Where We Are Today, with Ten Out of Eleven Papers Rejected

Here's where Thwink.org is today, as of mid 2014:

1. We've concluded that the global environmental sustainability problem is steadily growing worse. There is significant agreement here in the academic and environmental NGO community.

2. We've also concluded that solution efforts over the last forty years have had little impact on solving the problem and that the problem is insolvable with current methods. There is only a small amount of agreement here. While problem solvers acknowledge solution has been slow so far, most people working on the problem are confident that sooner or later the world will wake up to their urgent appeals to solve the problem. Consequently they are not interested in better ways to solve the problem, only in better ways to improve their current message so the world wakes up in time, before it's too late and ecological thresholds are reached. The much smaller group of people who are not confident the problem will be solved have pretty much given up or, in some cases, are continuing whatever method they've been using out of sheer desperation. They too are not interested in better ways to solve the problem because after all, it's insolvable.

These first two conclusions are illustrated in the graph below:

Smiling globe

The graph appears to offer strong proof that conclusion 2 is valid. Solution efforts are not working and the problem is behaving as if it was insolvable.

Now let's continue describing where Thwink.org is today:

3. WHY are current efforts to solve the sustainability problem failing? Because popular solutions do not resolve root causes. If they did, the problem would soon be solved. But since popular solutions don't resolve root causes, no amount of solution tweaking, arm twisting, editorializing, coalition forming, and so on will make current solution strategies work.

4. WHY are problem solvers unable to find the root causes and solution elements that can resolve the root causes? Because they are using a problem solving process that is not root cause analysis centric. Once problem solvers (including academics, NGOs, and agencies) begin using "a process that fits the problem," they will make the same monumental strides and enjoy the same success that industry has long enjoyed with root cause analysis, in the form of processes like Six Sigma, Kaizen, NASA's Root Cause Analysis Tool, and the Toyota Production System.

In an effort to promote this line of research, Thwink.org has submitted a total of eleven papers to peer reviewed journals. Only one has been accepted. The rest were strongly rejected, with one welcome exception. The eleventh submission was to PLOS One. The editor made some very helpful suggestions on how alternative approaches to designing the paper could bring it around to an acceptable form.

Thwink.org has also worked with NGOs. There too our message has been rejected. This includes serious work with the Club of Rome and the Sierra Club, and light work or discussion with dozens of others.

5. WHY have ten out of eleven Thwink papers been rejected? WHY are NGOs rejecting a root cause analysis approach? Because the system is so strongly resisting change that this resistance extends to the problem solvers themselves. They are unfortunately stuck in traditional ways of thinking and are unable to break out.
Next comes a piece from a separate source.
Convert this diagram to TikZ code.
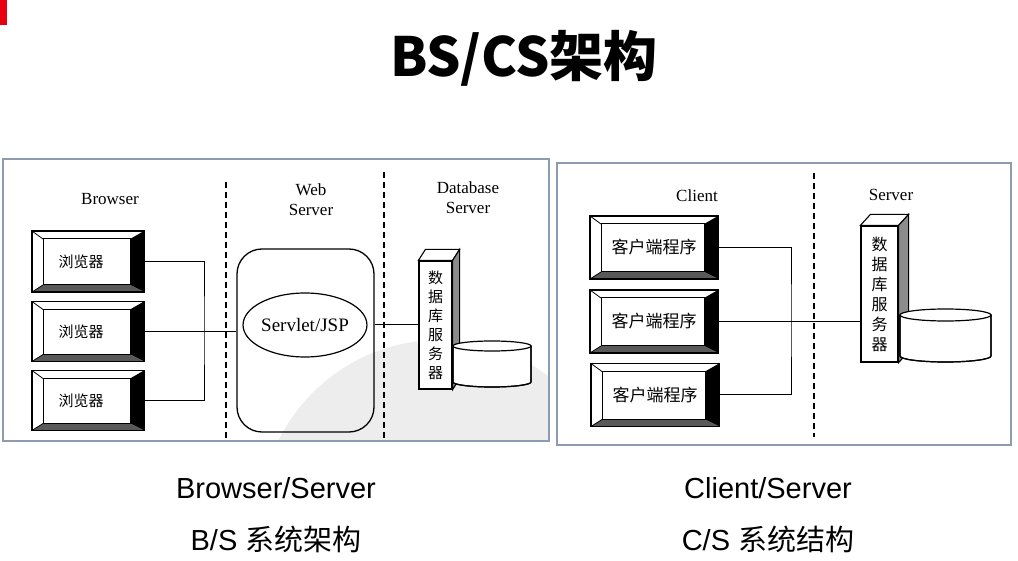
\documentclass[tikz,border=0pt]{standalone}
\usepackage{fontspec}
\setmainfont{Liberation Serif}
\newfontfamily\cjk{Noto Sans CJK SC}
\newfontfamily\arial{Liberation Sans}
\usetikzlibrary{calc,shapes.geometric}
\definecolor{frame}{HTML}{8C9BAF}
\definecolor{redbar}{HTML}{E60012}
\tikzset{
  lbl/.style={font=\fontsize{17}{20}\selectfont, align=center, inner sep=0pt},
  bevelbox/.style={draw, line width=1.3pt, inner sep=0pt,
    font=\cjk\fontsize{15}{15}\selectfont,
    path picture={
      \coordinate (@nw) at (path picture bounding box.north west);
      \coordinate (@ne) at (path picture bounding box.north east);
      \coordinate (@se) at (path picture bounding box.south east);
      \coordinate (@sw) at (path picture bounding box.south west);
      \coordinate (@a) at ($(@nw)+(11pt,-8pt)$);
      \coordinate (@b) at ($(@ne)+(-14pt,-8pt)$);
      \coordinate (@c) at ($(@se)+(-14pt,7pt)$);
      \coordinate (@d) at ($(@sw)+(11pt,7pt)$);
      \fill[black] (@ne) -- (@b) -- (@c) -- (@se) -- cycle;
      \fill[black!65] (@sw) -- (@d) -- (@c) -- (@se) -- cycle;
      \draw[line width=1pt] (@a) rectangle (@c);
      \draw[line width=0.8pt] (@nw) -- (@a) (@sw) -- (@d);
    }},
  tower/.style={draw, line width=1.2pt, fill=white, inner sep=0pt, align=center,
    font=\cjk\fontsize{15}{19}\selectfont},
  side/.style={draw, line width=1.1pt, fill=black!45},
  topface/.style={draw, line width=1.1pt, fill=white},
  dbody/.style={draw, line width=1.2pt, fill=white},
  sep/.style={line width=1.5pt, dash pattern=on 6pt off 4pt},
  wire/.style={line width=1pt},
  panel/.style={draw=frame, line width=1.4pt},
  caption/.style={font=\arial\fontsize{29}{29}\selectfont, inner sep=0pt}
}
\begin{document}
\begin{tikzpicture}[x=1pt,y=-1pt]
\useasboundingbox (0,0) rectangle (1018,561);
\fill[white] (0,0) rectangle (1018,561);
\fill[redbar] (0,0) rectangle (7,25);

% title
\node[font=\cjk\bfseries\fontsize{54}{54}\selectfont, inner sep=0pt] (title) at (524,58) {BS/CS架构};

% ---------- left panel ----------
\begin{scope}
  \clip (3,159) rectangle (549,441);
  \fill[black!7] (440,520) circle[radius=180];
\end{scope}
\draw[panel] (3,159) rectangle (549,441);

\draw[sep] (226,182) -- (226,440);
\draw[sep] (384,172) -- (384,440);

\node[lbl] (lbrowser) at (110,199) {Browser};
\node[lbl] (lweb) at (311,199.5) {Web\\Server};
\node[lbl] (ldb) at (468,198) {Database\\Server};

\node[bevelbox, minimum width=112pt, minimum height=61pt] (b1) at (88,261.5) {浏览器\hspace*{14pt}};
\node[bevelbox, minimum width=112pt, minimum height=60pt] (b2) at (88,331.5) {浏览器\hspace*{14pt}};
\node[bevelbox, minimum width=112pt, minimum height=60pt] (b3) at (88,400.5) {浏览器\hspace*{14pt}};

\node[draw, line width=1.3pt, rounded corners=25pt, minimum width=137pt, minimum height=183pt] (web) at (305.5,340.5) {};
\node[draw, line width=1.2pt, ellipse, minimum width=115pt, minimum height=64pt, inner sep=0pt,
      font=\fontsize{19}{19}\selectfont] (servlet) at (305,325) {Servlet/JSP};

\coordinate (j1) at (204,330);
\draw[wire] (b1.east) -| (j1) |- (b3.east);
\draw[wire] (b2.east) -- (b2.east -| web.west);

% database tower (left)
\node[tower, minimum width=33pt, minimum height=128pt] (t1) at (435.5,325) {数\\据\\库\\服\\务\\器};
\draw[topface] (t1.north west) -- ++(7,-11) -- ($(t1.north east)+(7,-11)$) -- (t1.north east) -- cycle;
\draw[side] (t1.north east) -- ++(7,-11) -- ($(t1.south east)+(7,-11)$) -- (t1.south east) -- cycle;
\coordinate (db1) at (492,346);
\path[dbody] (453,346) -- (453,382) arc[start angle=180, end angle=0, x radius=39, y radius=5] -- (531,346) -- cycle;
\draw[line width=1.2pt] (453,346) -- (453,382) arc[start angle=180, end angle=0, x radius=39, y radius=5] -- (531,346);
\draw[dbody] (db1) ellipse[x radius=39, y radius=5];
\draw[wire] (web.east |- servlet.east) -- (servlet.east -| t1.west);

% ---------- right panel ----------
\draw[panel] (557,163) rectangle (1011,445);
\draw[sep] (814,173) -- (814,437);

\node[lbl] (lclient) at (697,196) {Client};
\node[lbl] (lserver) at (891,195) {Server};

\node[bevelbox, minimum width=128pt, minimum height=63pt, font=\cjk\fontsize{17}{17}\selectfont] (c1) at (654,247.5) {客户端程序};
\node[bevelbox, minimum width=128pt, minimum height=63pt, font=\cjk\fontsize{17}{17}\selectfont] (c2) at (654,321.5) {客户端程序};
\node[bevelbox, minimum width=128pt, minimum height=63pt, font=\cjk\fontsize{17}{17}\selectfont] (c3) at (655,395) {客户端程序};

\coordinate (j2) at (791,320);
\draw[wire] (c1.east) -| (j2) |- (c3.east);

\node[tower, minimum width=37pt, minimum height=136pt, font=\cjk\fontsize{16}{20}\selectfont] (t2) at (879.5,294) {数\\据\\库\\服\\务\\器};
\draw[topface] (t2.north west) -- ++(10,-11) -- ($(t2.north east)+(10,-11)$) -- (t2.north east) -- cycle;
\draw[side] (t2.north east) -- ++(10,-11) -- ($(t2.south east)+(10,-11)$) -- (t2.south east) -- cycle;
\coordinate (db2) at (945.5,315);
\path[dbody] (900,315) -- (900,356) arc[start angle=180, end angle=0, x radius=45.5, y radius=6] -- (991,315) -- cycle;
\draw[line width=1.2pt] (900,315) -- (900,356) arc[start angle=180, end angle=0, x radius=45.5, y radius=6] -- (991,315);
\draw[dbody] (db2) ellipse[x radius=45.5, y radius=6];
\draw[wire] (c2.east) -- (c2.east -| t2.west);

% ---------- captions ----------
\node[caption] (cap1) at (276,488) {Browser/Server};
\node[caption] (cap2) at (276,539) {B/S {\cjk 系统架构}};
\node[caption] (cap3) at (768,488) {Client/Server};
\node[caption] (cap4) at (768,539) {C/S {\cjk 系统结构}};
\end{tikzpicture}
\end{document}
This brings to mind the words of the 19th century German philosopher Arthur Schopenhauer: "All truth passes through three stages. First, it is ridiculed. Second, it is violently opposed. Third, it is accepted as self-evident."

What is this new truth that Thwink.org would like to spread from the business world to public activism? It's actually an old truth applied in a new manner, as stated in our final conclusion:

Three main tools

6. The powerful tools of root cause analysis, process driven problem solving and model based analysis have long worked for industry, on both technical and social problems. These tools will therefore work for academia and NGOs on the sustainability problem. All that is necessary is to create some sort of initial process starting point, something that works at least a little bit and illustrates how the sustainability problem could be solved at the root cause level with process driven problem solving and model based analysis. After that, continuous process improvement will do the rest. As an example of an initial or "seed" process Thwink has engineered the System Improvement Process (SIP) and applied it to the global environmental sustainability problem.

However as we stated above, this strategy is being strong rejected by those who need it most: academia and NGOs. Thwink thus finds itself in Schopenhauer's first two stages and has reached an impasse. We are unable to move our message and research results forward due to change resistance. Therefore we have adopted a new strategy. We will seek out the very few others who see merit in "a process that fits the problem" approach, and let them design papers and projects that we at Thwink can then help execute.

This new strategy has so far led to one new suggestion and project. We are applying the System Improvement Process (SIP) to a difficult large-scale business problem that has been insolvable for years. SIP was designed from scratch to solve difficult large-scale social problems, such as the sustainability problem. If we can show with a case study that SIP works on large-scale social problems in the business world, then we should be able to get a paper published suggesting that analytical success is transferrable to other types of large-scale social problems, such as sustainability.

Preliminary results of the SIP analysis are looking favorable and we are already getting good reactions to our analysis results and early recommendations from top management. However, we have much hard, thoughtful work before us.